The new measures for protecting superannuation members seem positive, simple and sensible as a first impression: removing exit fees, placing a 3 per cent fee cap on accounts under $6,000, ceasing insurance on inactive accounts and transferring inactive low-balance accounts to the ATO to be consolidated with active accounts. However, the legislation which enacts these measures has proven so far to be somewhat difficult for the superannuation industry to implement.

In my view, some of the difficulties concern the breadth of legislative drafting and the use of uncertain terminology. The regulators have provided some guidance, but it does not solve the problems.

Some of the difficulties arise from various conceptual notions inherent in the Superannuation Industry (Supervision) Act 1993:

  • there are different types of members;
  • there are references to different types of products, each of which is ‘a class of beneficial interest’;
  • there are references to members having an account; and
  • there are references to investment options.

After the MySuper provisions were introduced in 2012, the references to ‘MySuper product’ were essentially interpreted to mean the default investment option.
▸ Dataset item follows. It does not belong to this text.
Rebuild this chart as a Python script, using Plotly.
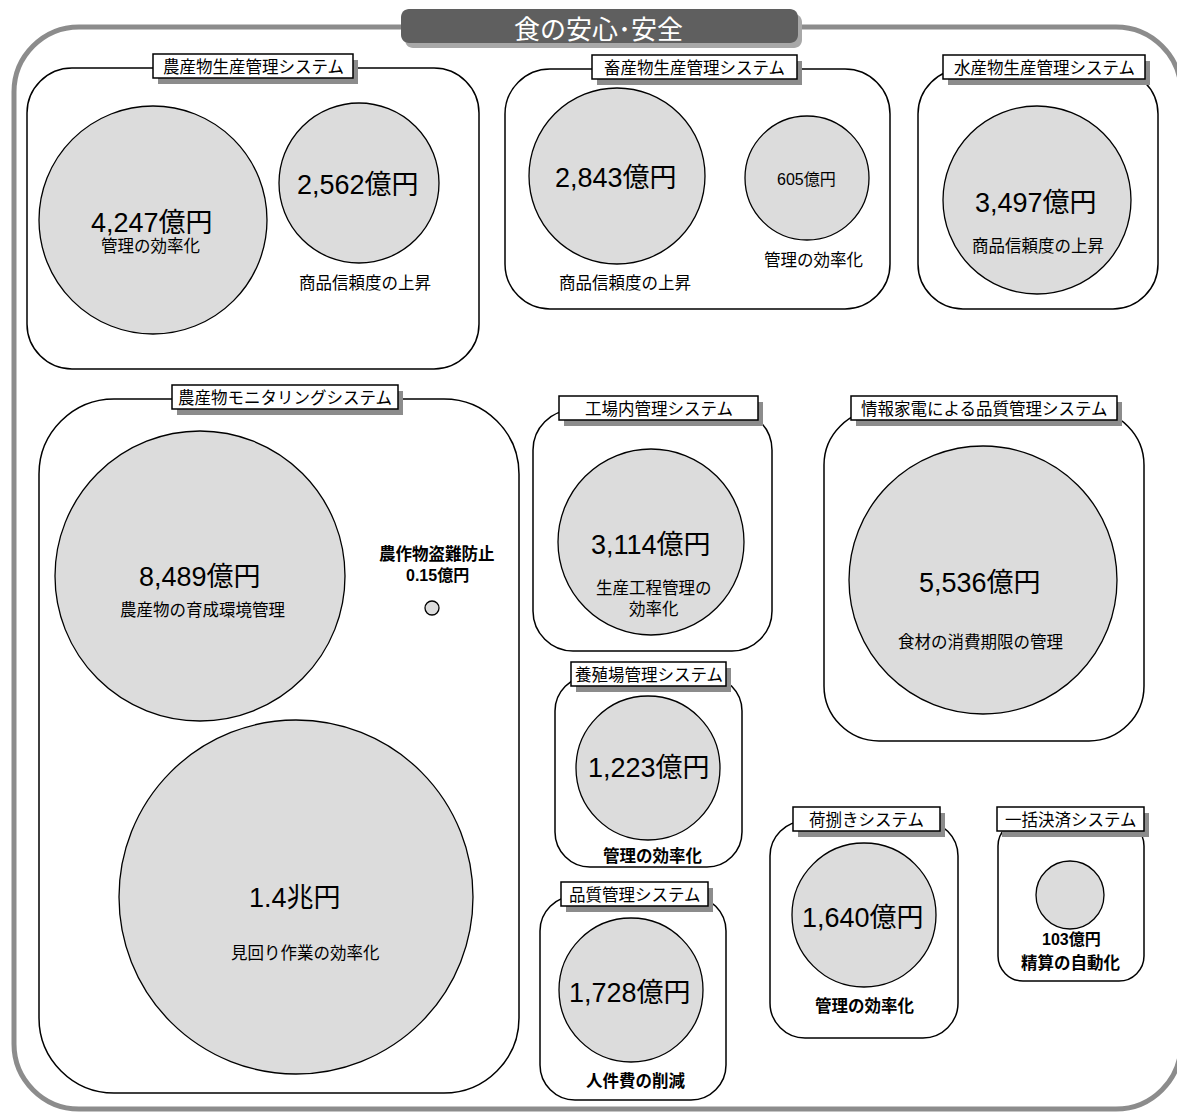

It seems that this arose having regard to the fundamental reason for a fund to have a MySuper product, being for members who do not make an investment choice (see section 29WA).
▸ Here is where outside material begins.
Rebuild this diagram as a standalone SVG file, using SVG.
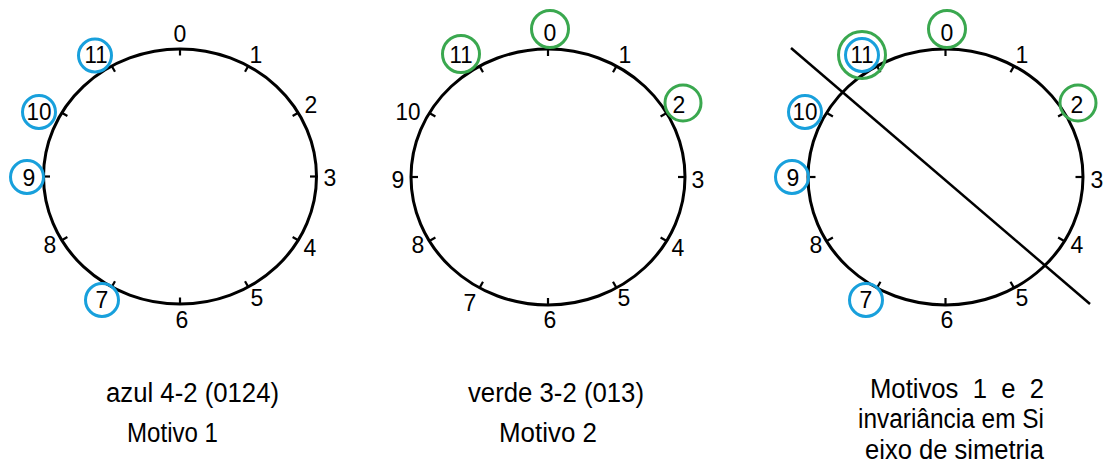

Trustees therefore applied to be authorised by APRA to offer MySuper ‘products’. In many funds, the default investment strategy/option was re-badged as the single diversified investment strategy adopted for MySuper purposes.

Against this background, it’s interesting to consider the fee cap section in the PYS amendments as a particular example of the difficulties. The relevant section provides that the fee cap applies if the trustee ‘offer[s] a choice product or MySuper product … and on the last day of a year of income of the fund a member of the fund has an account balance with the fund that relates to the product that is less than $6,000’.

A problem arises for a choice member who has one account with a small part of their account balance invested in the MySuper option. In its recent FAQ 1.2, APRA says that such a member holds two products. I do not think this should be the position.

The terms ‘choice product’ and ‘MySuper product’ are defined by reference to the notion of a ‘class of beneficial interest’. That is, a ‘product’ is a ‘class of beneficial interest’, so it makes some sense that APRA gives authority to trustees to offer a ‘class of beneficial interest’ as a ‘MySuper product’. But ‘class of beneficial interest’ is not defined in any way. ‘MySuper product’ is defined as follows: ‘A class of beneficial interest in a regulated superannuation fund is a MySuper product if an RSE licensee is authorised under section 29T to offer that class of beneficial interest in the fund as a MySuper product’; and a ‘choice product’ is essentially defined as anything other than a defined benefit interest or a MySuper product.

Despite the lack of clarity in the key terms, implementation of the PYS reforms requires the wording of the legislation regarding products and accounts to be correlated somehow with the actual design of a fund’s MySuper arrangements.

My proposed solution is that each member should be assessed as to the type of member they are: MySuper member or choice member (disengaged or engaged making investment choices). Put another way, I do not think that one account for one member should necessarily be conceptualised as incorporating multiple products just because one of the investment options the account is invested in is labelled ‘MySuper’.

If it is the case that the MySuper balanced investment strategy cannot be selected by choice members as a mere investment option for part of their account balance (because it should be considered as a separate product), then that should have been made clear in the legislation and regulatory guidance before now.

Ideally, there should be a re-thinking of the legislation – but it may be too late for that and trustees must press on with implementation in the best way they can.

After this article was written, APRA announced that the Government has indicated it will pursue amendments to the SIS Act ‘to ensure the Government’s policy intent, which underpinned the PYSP legislative reforms, is achieved in two areas that have been raised by industry’ including to provide that ‘the legislative requirements allow for the aggregation of a members’ interests in one or more products held within a superannuation account’. This amendment may address some of the issues raised in this article.